Mon, Feb 6, 2023

    Emerging powers such as China are shifting global trade relationships. For example, trade between Africa and China has grown from 10 to 20 percent annually in recent years. Most of China’s imports from Africa have been natural resources. These exports have increased by about 46% from 38 billion dollars to 46 billion dollars over the last 10 years.

    But despite this growth, there have been complaints of unfair trade contracts. In 1998, the Zambian government sold 85 percent shares in the country’s copper mines to Chinese companies. They ended up making considerably more than they should have made from the deal. There have also been reports of unfair contracts between the government and Chinese companies involved in diamond mining in Zimbabwe.

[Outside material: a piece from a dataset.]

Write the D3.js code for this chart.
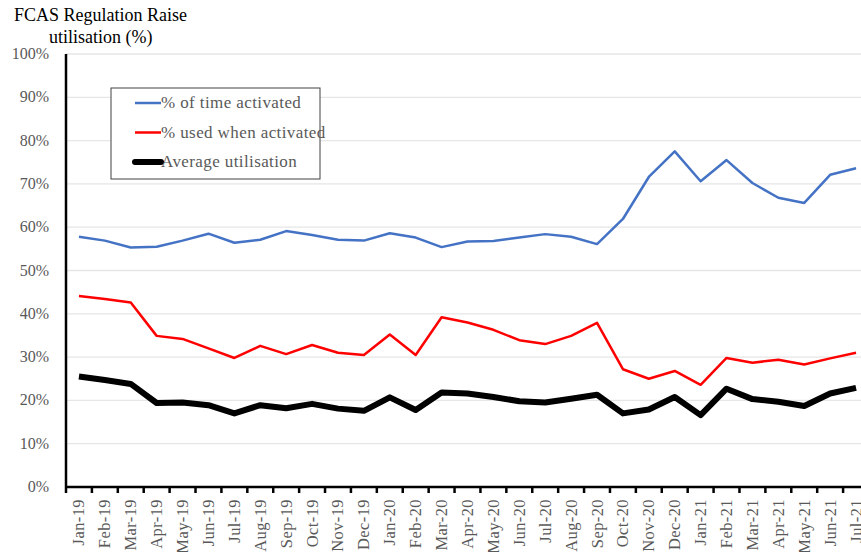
<!DOCTYPE html>
<html>
<head>
<meta charset="utf-8">
<script src="https://cdn.jsdelivr.net/npm/d3@7"></script>
<style>
  body { margin: 0; background: #fff; }
  svg, svg text { font-family: "Liberation Serif", "Times New Roman", serif; }
</style>
</head>
<body>
<div id="chart"></div>
<script>
var months = ["Jan-19","Feb-19","Mar-19","Apr-19","May-19","Jun-19","Jul-19","Aug-19","Sep-19","Oct-19","Nov-19","Dec-19",
              "Jan-20","Feb-20","Mar-20","Apr-20","May-20","Jun-20","Jul-20","Aug-20","Sep-20","Oct-20","Nov-20","Dec-20",
              "Jan-21","Feb-21","Mar-21","Apr-21","May-21","Jun-21","Jul-21"];

var timeActivated = [57.8,56.9,55.3,55.5,56.9,58.5,56.4,57.1,59.1,58.2,57.1,56.9,
                     58.6,57.6,55.4,56.7,56.8,57.6,58.4,57.8,56.1,61.9,71.6,77.5,
                     70.6,75.5,70.2,66.8,65.6,72.1,73.6];

var usedWhenActivated = [44.1,43.4,42.6,34.9,34.2,32.0,29.8,32.6,30.7,32.8,31.0,30.5,
                         35.2,30.5,39.2,38.0,36.3,33.9,33.0,34.9,37.9,27.2,25.0,26.8,
                         23.6,29.8,28.7,29.4,28.3,29.7,31.0];

var avgUtilisation = [25.5,24.7,23.8,19.4,19.5,18.9,17.0,18.9,18.2,19.2,18.1,17.6,
                      20.7,17.8,21.8,21.6,20.8,19.8,19.5,20.4,21.3,17.0,17.9,20.8,
                      16.6,22.7,20.3,19.7,18.7,21.6,22.9];

var yTicks = [0,10,20,30,40,50,60,70,80,90,100];

var series = [
    {name:"% of time activated", values:timeActivated, color:"#4472C4", width:2.5},
    {name:"% used when activated", values:usedWhenActivated, color:"#FF0000", width:2.5},
    {name:"Average utilisation", values:avgUtilisation, color:"#000000", width:6}
];

var W = 861, H = 552;
var margin = {top:54, left:66, bottom:65};
var plotW = 803, plotH = H - margin.top - margin.bottom;

var svg = d3.select("#chart").append("svg")
    .attr("width", W)
    .attr("height", H);

var x = d3.scaleBand().domain(months).range([margin.left, margin.left + plotW]);
var y = d3.scaleLinear().domain([0,100]).range([margin.top + plotH, margin.top]);

// gridlines
svg.append("g")
    .selectAll("line")
    .data(yTicks.filter(function(d){ return d > 0; }))
    .enter().append("line")
    .attr("x1", margin.left)
    .attr("x2", margin.left + plotW)
    .attr("y1", function(d){ return y(d); })
    .attr("y2", function(d){ return y(d); })
    .style("stroke", "#e6e6e6")
    .style("stroke-width", 1.3);

// y labels
svg.append("g")
    .selectAll("text")
    .data(yTicks)
    .enter().append("text")
    .attr("x", 49)
    .attr("y", function(d){ return y(d) + 5; })
    .attr("text-anchor", "end")
    .style("font-size", "16px")
    .style("fill", "#595959")
    .text(function(d){ return d + "%"; });

// lines
var line = d3.line()
    .x(function(d, i){ return x(months[i]) + x.bandwidth()/2; })
    .y(function(d){ return y(d); });

svg.append("g")
    .selectAll("path")
    .data(series)
    .enter().append("path")
    .attr("d", function(d){ return line(d.values); })
    .style("fill", "none")
    .style("stroke", function(d){ return d.color; })
    .style("stroke-width", function(d){ return d.width; })
    .style("stroke-linejoin", "round");

// axes
var xAxis = d3.axisBottom(x).tickSize(0).tickFormat("");
var gx = svg.append("g")
    .attr("transform", "translate(0," + (margin.top + plotH) + ")")
    .call(xAxis)
    .attr("font-family", null)
    .attr("font-size", null);
gx.select(".domain").remove();
gx.append("line")
    .attr("x1", margin.left - 1).attr("x2", margin.left + plotW)
    .style("stroke", "#000").style("stroke-width", 2.5);
gx.selectAll(".tickmark")
    .data(months.concat(["end"]))
    .enter().append("line")
    .attr("class", "tickmark")
    .attr("x1", function(d, i){ return margin.left + i * x.step(); })
    .attr("x2", function(d, i){ return margin.left + i * x.step(); })
    .attr("y1", 0).attr("y2", 6)
    .style("stroke", "#000").style("stroke-width", 2.5);

gx.selectAll(".lbl")
    .data(months)
    .enter().append("text")
    .attr("class", "lbl")
    .attr("transform", function(d){
        return "translate(" + (x(d) + x.bandwidth()/2 + 5.5) + ",12) rotate(-90)";
    })
    .attr("text-anchor", "end")
    .style("font-size", "16.5px")
    .style("letter-spacing", "0.4px")
    .style("fill", "#595959")
    .text(function(d){ return d; });

svg.append("line")
    .attr("x1", margin.left).attr("x2", margin.left)
    .attr("y1", margin.top).attr("y2", margin.top + plotH)
    .style("stroke", "#000").style("stroke-width", 2.5);

// title
svg.append("text").attr("x", 14).attr("y", 21)
    .style("font-size", "18px").style("fill", "#000")
    .text("FCAS Regulation Raise");
svg.append("text").attr("x", 49).attr("y", 43)
    .style("font-size", "18px").style("fill", "#000")
    .text("utilisation (%)");

// legend
var legend = svg.append("g").attr("transform", "translate(111,88)");
legend.append("rect")
    .attr("width", 209).attr("height", 91)
    .style("fill", "#fff").style("stroke", "#404040").style("stroke-width", 1);
var items = legend.selectAll(".item")
    .data(series)
    .enter().append("g")
    .attr("class", "item")
    .attr("transform", function(d, i){ return "translate(0," + (15 + i * 29.5) + ")"; });
items.append("line")
    .attr("x1", 24).attr("x2", 50)
    .style("stroke", function(d){ return d.color; })
    .style("stroke-width", function(d){ return d.width; })
    .style("stroke-linecap", function(d){ return d.width > 3 ? "round" : "butt"; });
items.append("text")
    .attr("x", 50).attr("y", 5)
    .style("font-size", "17px")
    .style("letter-spacing", "0.4px")
    .style("fill", "#595959")
    .text(function(d){ return d.name; });
</script>
</body>
</html>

    Then there are the issues of market deregulation and corporate social responsibility. Countries have fully or partially introduced deregulation of their extractive industries, particularly oil and gas, and mining, to allow increased private sector participation in the natural resource industry. Countries that cannot deregulate end up adopting innovative joint venture options. This is believed to have led to improved efficiency, competition and comparative transparency in the sector because of the involvement of multiple companies.

    Although deregulation has opened the doors to more competition, and stiff tariffs have been reduced, the effects are not all positive. Reduced influence of government in areas with natural resources has posed challenges to communities in which companies operate. When governments cannot monitor and enforce regulatory standards, serious socio-economic challenges have directly affected these communities. Constant oil spills in the petroleum sector, for example, have led to conflict between Shell and the people of the Niger Delta in Nigeria.

    Corruption and accountability are other aspects of natural resource governance. These thrive where state institutions are weak. In many African countries, there have been reports of warlords trading with international actors illegally. In other cases, state actors trade illegally, such as in the Democratic Republic of Congo and in Liberia and Sierra Leone. Illegal diamond mining in Sierra Leone has led to forged documents to back this trade.

    Corruption and embezzlement of extractive proceeds have come to light in many resource-rich countries in the developing world. To combat this, much attention has been placed on the extractive industry transparency initiative (EITI) as a global standard for the good governance of oil, gas and mineral resources. It is seen as a scheme that would help in achieving transparency in rich mineral developing countries. While the EITI has increased accountability in the extractive sector, it has also been riddled with some challenges. Although the EITI tracks income from extractive industries it does not focus on spending, missing out on tracking illicit financial flows and expenditure-level corruption. Also, the framework does not have sanctioning powers.

    Finally, the link between natural resources and armed conflict has been contested in some quarters although there is evidence to support the correlation, particularly in developing countries. But natural resources are really never the causes of conflict. However, they are linked to conflict when we have increased economic marginalization, political exclusion and struggles for economic control of these resources.

    It is often thought that natural resources contribute to conflict in three major ways. First, allocating wealth derived from natural resources often lead to conflict with groups looking to control more of this wealth. Secondly, communities, which need scarce resources for livelihood may differ over the allocation of such resources to one community at the expense of another. Conflict may arise when governments depend on tax revenues from natural resources but are disconnected from the realities of citizens in these regions.